Allen notices the attention, but she treats it more like a joke than a burden.
“I told her I’m going to build her a red velvet footrest and push her around the city,” her classmate Anya Offit said.
Allen laughed from her seat beside the scooter.
“You don’t have to tell me twice,” Allen said.
Even the smaller inconveniences have become something she can joke about. The crutches, which force her to carry her weight on her arms, quickly became painful to use.
“She went to a little store, bought towels and taped them onto the handles,” Offit said. “It actually helped,” Allen said. “A little.”
Despite everything, Allen hasn’t slowed down as much as expected. Over spring break, she traveled to Malta, spent a day in Rome and went on a seven-hour wine tour through Tuscany.
“We walked about a quarter of a mile up this huge hill,” said Hannah Giambastiani, who traveled with her in Italy.
“She had to do it all on crutches, and then all the way back down,” Giambastiani said. The group offered to adjust their plans, but Allen didn’t want to miss anything.
“She still wanted to see everything,” Giambastiani said. “She doesn’t complain. She just goes with the flow.”
That mindset carried into every stop. In Malta, friends helped her into the ocean so she could swim. In Rome, she made it to all the major landmarks despite the added difficulty. In Dublin, during a St. Patrick’s Day trip, the injury even came with unexpected perks.
“My friends and I got to skip all the lines at Temple Bar,” Allen said with a grin. “They would just bring us right in.”
“I’m not going to lie,” she added. “That part was pretty nice.”
Back in Madrid, daily life still requires more planning. Simple tasks take longer, and getting around the city isn’t as easy as it once was.

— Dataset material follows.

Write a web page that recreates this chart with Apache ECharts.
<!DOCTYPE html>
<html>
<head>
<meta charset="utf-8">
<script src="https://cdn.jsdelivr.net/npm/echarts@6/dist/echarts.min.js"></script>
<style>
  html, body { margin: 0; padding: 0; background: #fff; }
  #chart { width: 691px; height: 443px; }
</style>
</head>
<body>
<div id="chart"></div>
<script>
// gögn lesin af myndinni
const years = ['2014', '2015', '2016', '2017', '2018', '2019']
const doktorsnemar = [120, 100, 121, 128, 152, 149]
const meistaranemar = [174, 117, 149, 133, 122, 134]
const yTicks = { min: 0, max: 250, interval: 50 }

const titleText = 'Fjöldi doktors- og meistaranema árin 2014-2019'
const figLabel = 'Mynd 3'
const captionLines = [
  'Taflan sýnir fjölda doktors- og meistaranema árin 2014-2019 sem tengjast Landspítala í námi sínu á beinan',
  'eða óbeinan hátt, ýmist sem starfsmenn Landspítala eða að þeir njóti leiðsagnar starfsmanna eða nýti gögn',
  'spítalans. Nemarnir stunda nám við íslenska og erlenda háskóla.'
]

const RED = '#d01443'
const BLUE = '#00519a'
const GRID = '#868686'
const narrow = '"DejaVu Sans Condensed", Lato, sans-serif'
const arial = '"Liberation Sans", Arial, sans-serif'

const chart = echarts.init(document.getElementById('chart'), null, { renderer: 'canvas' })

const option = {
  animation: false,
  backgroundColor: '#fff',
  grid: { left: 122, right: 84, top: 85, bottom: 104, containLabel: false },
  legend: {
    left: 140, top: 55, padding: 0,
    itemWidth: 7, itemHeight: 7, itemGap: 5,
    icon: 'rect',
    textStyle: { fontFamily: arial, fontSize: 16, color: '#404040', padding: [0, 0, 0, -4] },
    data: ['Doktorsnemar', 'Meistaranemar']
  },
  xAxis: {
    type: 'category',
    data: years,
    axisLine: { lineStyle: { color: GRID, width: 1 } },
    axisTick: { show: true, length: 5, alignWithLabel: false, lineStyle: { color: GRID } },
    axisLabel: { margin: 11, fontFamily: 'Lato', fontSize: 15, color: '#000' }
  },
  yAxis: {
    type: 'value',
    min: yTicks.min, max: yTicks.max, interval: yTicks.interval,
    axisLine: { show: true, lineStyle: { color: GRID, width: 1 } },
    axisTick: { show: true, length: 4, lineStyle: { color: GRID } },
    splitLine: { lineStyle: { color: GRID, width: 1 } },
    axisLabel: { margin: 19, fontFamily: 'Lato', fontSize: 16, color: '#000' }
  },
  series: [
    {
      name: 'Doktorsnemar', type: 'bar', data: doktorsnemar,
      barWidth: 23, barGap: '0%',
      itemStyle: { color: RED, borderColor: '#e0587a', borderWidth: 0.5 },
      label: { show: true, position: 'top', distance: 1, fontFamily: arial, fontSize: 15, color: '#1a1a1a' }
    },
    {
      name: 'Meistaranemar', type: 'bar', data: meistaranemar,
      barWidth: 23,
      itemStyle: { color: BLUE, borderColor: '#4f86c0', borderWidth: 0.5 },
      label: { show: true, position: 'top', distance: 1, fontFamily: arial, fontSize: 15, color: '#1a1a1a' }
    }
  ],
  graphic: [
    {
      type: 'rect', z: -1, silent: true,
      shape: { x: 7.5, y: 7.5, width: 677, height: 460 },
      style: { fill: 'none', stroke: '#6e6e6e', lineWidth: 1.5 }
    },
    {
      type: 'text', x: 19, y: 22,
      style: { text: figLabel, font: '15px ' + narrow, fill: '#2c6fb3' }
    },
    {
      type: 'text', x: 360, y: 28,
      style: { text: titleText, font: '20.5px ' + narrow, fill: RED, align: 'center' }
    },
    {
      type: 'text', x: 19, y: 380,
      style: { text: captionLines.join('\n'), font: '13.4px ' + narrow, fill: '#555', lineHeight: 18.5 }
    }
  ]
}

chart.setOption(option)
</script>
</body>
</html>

But Allen hasn’t pulled back. If anything, she’s become more present in the moments around her. She lingers longer in conversations. She asks for help without hesitation. What might feel like limitations instead become openings – small moments of interaction that shape her days in ways she didn’t expect.
In the courtyard, she pauses again to greet someone across the tables. Then she readjusts her grip on the crutches and keeps moving.
“I mean, this isn’t exactly how I imagined my semester going,” Allen said. “But honestly, it hasn’t been that bad. I could get used to this princess treatment.”